The last major award of the night, the coveted Best Album of the Year, was finally awarded to the British folk-rock group Mumford & Sons for Babel. The group, by now, had only been on stage for performances. “We figured we weren’t going to win anything because the Black Keys have been sweeping up all day, and deservedly so,” said Marcus Mumford, within his brief thank you moment on stage.

Apart from Carrie Underwood’s performance of Blown Up, the night jumbled between artistic and flamboyant.

Jazz had a brief show with Chick Corea, Kenny Garrett and Stanley Clarke who played a percussion-less rendering of Dave Brubeck’s Take Five.

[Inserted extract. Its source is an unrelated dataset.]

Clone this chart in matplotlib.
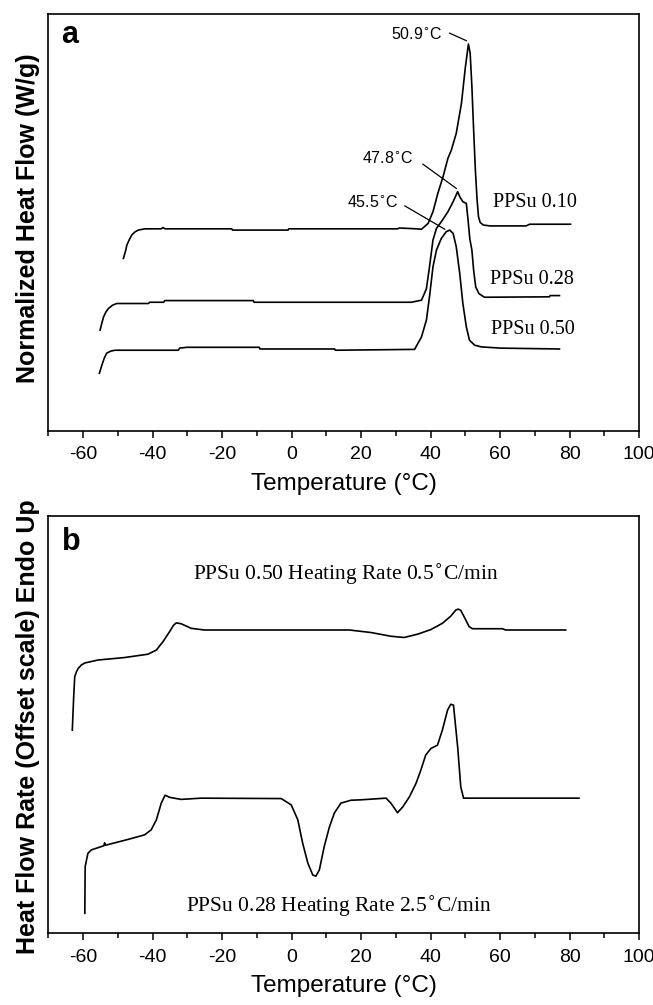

A vocally disarrayed performance by Frank Ocean on Forrest Gump was almost salvaged by a technically savvy production, which mixed front, side and rear projections of Ocean running on a highway while he partly appeared live on top of a podium.

One of the night’s top moments was a collaborative tribute to Bob Marley from Bruno Mars, Sting, Rihanna and three of Marley’s children: Damian, Stephen and Ziggy Marley. The unit shared a medley of Message in a Bottle, Locked Out of Heaven and Could You be Loved.

A little later, there was a Bruno Mars-like moment all over again from last year, when a tuxedoed Justin Timberlake performed his new single, Suit and Tie (with Jay-Z’s cameo verse), in a world premiere moment. The song, which was set to ’40s theme and partly telecast in black and white (until the following song Pusher Love Girl), is also Timberlake’s return to music after a four-year concentration in acting — which he was getting rather good at. As Timberlake danced with precision and sang in his classy falsetto, one could almost feel the naturalness of his transition into a classic music icon.

The night’s final big moment came when LL Cool J left his (aptly performed) hosting chores and went Whaddup — that’s “what’s up” to the non-rappers out there — a bangin’ rap number designed to get the audience moving until next year.